QUESTION: {question}

CONTEXT: {context}

    """

    context = "\n"

    for doc in search_results:
        context += f"section: {doc['section']}\nquestion: {doc['question']}\nanswer: {doc['text']}\n\n"

    prompt = prompt_template.format(question=query, context=context).strip()

    return prompt

In [28]:
def llm(prompt):
    response = client.chat.completions.create(
                    model= "phi3",
                    messages=[{"role": "user",
                            "content": prompt}]
                )
    
    return response.choices[0].message.content

In [29]:
def rag(query):
    search_results = search(query)
    prompt = build_prompt(query, search_results)
    answer = llm(prompt)

    return answer

In [30]:
from elasticsearch import Elasticsearch

In [31]:
es_client = Elasticsearch("http://localhost:9200")

In [32]:
index_settings = {
    "settings": {
        "number_of_shards": 1,
        "number_of_replicas": 0
    },
    "mappings": {
        "properties": {
            "text": {"type": "text"},
            "section": {"type": "text"},
            "question": {"type": "text"},
            "course": {"type": "keyword"} 
        }
    }
}

index_name = "course-questions"

es_client.indices.create(index=index_name, body=index_settings)

ObjectApiResponse({'acknowledged': True, 'shards_acknowledged': True, 'index': 'course-questions'})

In [33]:
from tqdm.auto import tqdm

In [34]:
for doc in tqdm(documents):
    es_client.index(index=index_name, document=doc)

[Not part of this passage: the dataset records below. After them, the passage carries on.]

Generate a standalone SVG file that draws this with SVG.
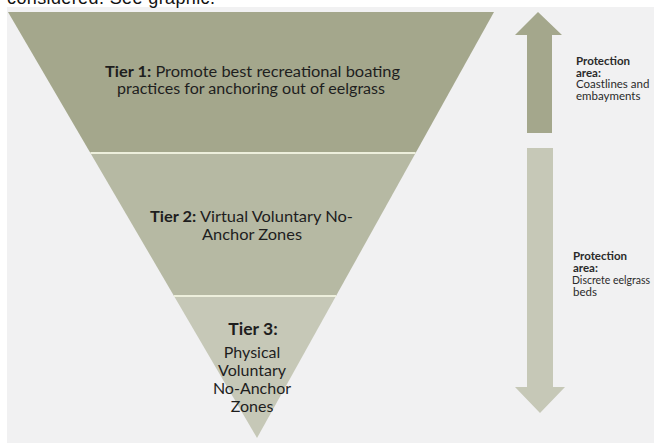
<svg xmlns="http://www.w3.org/2000/svg" width="654" height="443" viewBox="0 0 654 443">
<style>
.t{font-family:Lato,"Open Sans","Liberation Sans",sans-serif;fill:#1e1e1e}
.b{font-weight:bold}
.lbl{font-family:Lato,"Open Sans","Liberation Sans",sans-serif;fill:#2a2a2a;font-size:11.5px}
.div{stroke:#edefdc;stroke-width:2}
</style>
<rect x="0" y="0" width="654" height="443" fill="#ffffff"/>
<rect x="7" y="7" width="647" height="436" fill="#f1f1f2"/>
<text x="7" y="3.5" font-family="Liberation Sans, sans-serif" font-size="18" fill="#111" textLength="208">considered. See graphic.</text>
<g id="tier1">
<polygon points="8,12 494,12 415.6,153 90.4,153" fill="#a4a78c"/>
<text class="t" x="105" y="77" font-size="15.5" textLength="295" lengthAdjust="spacingAndGlyphs"><tspan class="b">Tier 1:</tspan> Promote best recreational boating</text>
<text class="t" x="117" y="94" font-size="15.5" textLength="268" lengthAdjust="spacingAndGlyphs">practices for anchoring out of eelgrass</text>
</g>
<g id="tier2">
<polygon points="90.4,153 415.6,153 336,296 174,296" fill="#b6b9a3"/>
<text class="t" x="150" y="222" font-size="16" textLength="203" lengthAdjust="spacingAndGlyphs"><tspan class="b">Tier 2:</tspan> Virtual Voluntary No-</text>
<text class="t" x="252" y="239.5" font-size="16" text-anchor="middle" textLength="100" lengthAdjust="spacingAndGlyphs">Anchor Zones</text>
</g>
<g id="tier3">
<polygon points="174,296 336,296 257,438" fill="#c6c8b7"/>
<text class="t b" x="253" y="335" font-size="17.5" text-anchor="middle">Tier 3:</text>
<text class="t" x="252" y="358" font-size="16" text-anchor="middle">Physical</text>
<text class="t" x="252" y="376" font-size="16" text-anchor="middle">Voluntary</text>
<text class="t" x="252" y="394" font-size="16" text-anchor="middle">No-Anchor</text>
<text class="t" x="252" y="412" font-size="16" text-anchor="middle">Zones</text>
</g>
<g id="connectors">
<line class="div" x1="90.4" y1="153" x2="415.6" y2="153"/>
<line class="div" x1="174" y1="296" x2="336" y2="296"/>
<polygon id="arrow-up" points="538,12 562,35 552,35 552,133 527,133 527,35 515,35" fill="#a4a78c"/>
<polygon id="arrow-down" points="527,148 553,148 553,387 565,387 540,413 515,387 527,387" fill="#c6c8b7"/>
</g>
<g id="label-top">
<text class="lbl b" x="576" y="65" fill="#111">Protection</text>
<text class="lbl b" x="576" y="76.5" fill="#111">area:</text>
<text class="lbl" x="576" y="88">Coastlines and</text>
<text class="lbl" x="576" y="99.5">embayments</text>
</g>
<g id="label-bottom">
<text class="lbl b" x="573" y="260" fill="#111">Protection</text>
<text class="lbl b" x="573" y="271.5" fill="#111">area:</text>
<text class="lbl" x="572" y="284" style="font-size:11px" textLength="78" lengthAdjust="spacingAndGlyphs">Discrete eelgrass</text>
<text class="lbl" x="573" y="295.5">beds</text>
</g>
</svg>
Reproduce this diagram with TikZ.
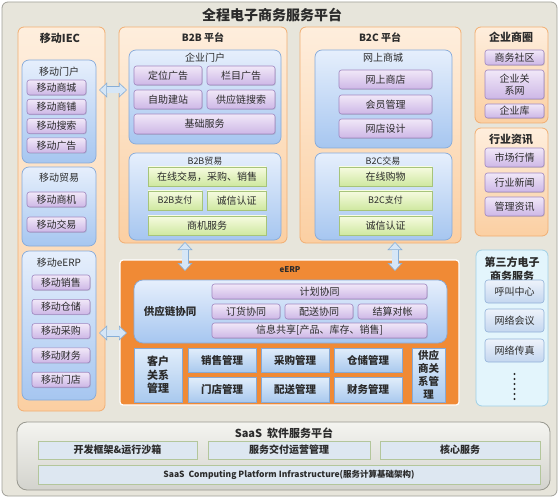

100%|██████████| 948/948 [00:02<00:00, 329.24it/s]


In [35]:
query = "I just discovered the course. Can I still join it?"

In [36]:
def elastic_search(query):
    search_query = {
        "size": 5,
        "query": {
            "bool": {
                "must": {
                    "multi_match": {
                        "query": query,
                        "fields": ["question^3", "text", "section"],
                        "type": "best_fields"
                    }
                },
                "filter": {
                    "term": {
                        "course": "data-engineering-zoomcamp"
                    }
                }
            }
        }
    }

    response = es_client.search(index=index_name, body=search_query)

    result_docs = []

    for hit in response['hits']['hits']:
        result_docs.append(hit['_source'])

    return result_docs

In [37]:
def rag_elastic(query):
    search_results = elastic_search(query)
    prompt = build_prompt(query, search_results)
    answer = llm(prompt)

    return answer

In [43]:
rag_elastic(query)

" As a course teaching assistant, I would like you to know that even though there are specific dates for turning in projects mentioned later on (which implies deadlines), generally speaking, if you're interested and ready to participate, yes, as long as it hasn't reached its last possible registration time before the start date. Please ensure to manage your submission times appropriately to avoid any rush at the end. However, this isn’t directly answered in provided contexts but can be inferred from different answers given throughout various sections of course-related questions."

In [44]:
print(_)

 As a course teaching assistant, I would like you to know that even though there are specific dates for turning in projects mentioned later on (which implies deadlines), generally speaking, if you're interested and ready to participate, yes, as long as it hasn't reached its last possible registration time before the start date. Please ensure to manage your submission times appropriately to avoid any rush at the end. However, this isn’t directly answered in provided contexts but can be inferred from different answers given throughout various sections of course-related questions.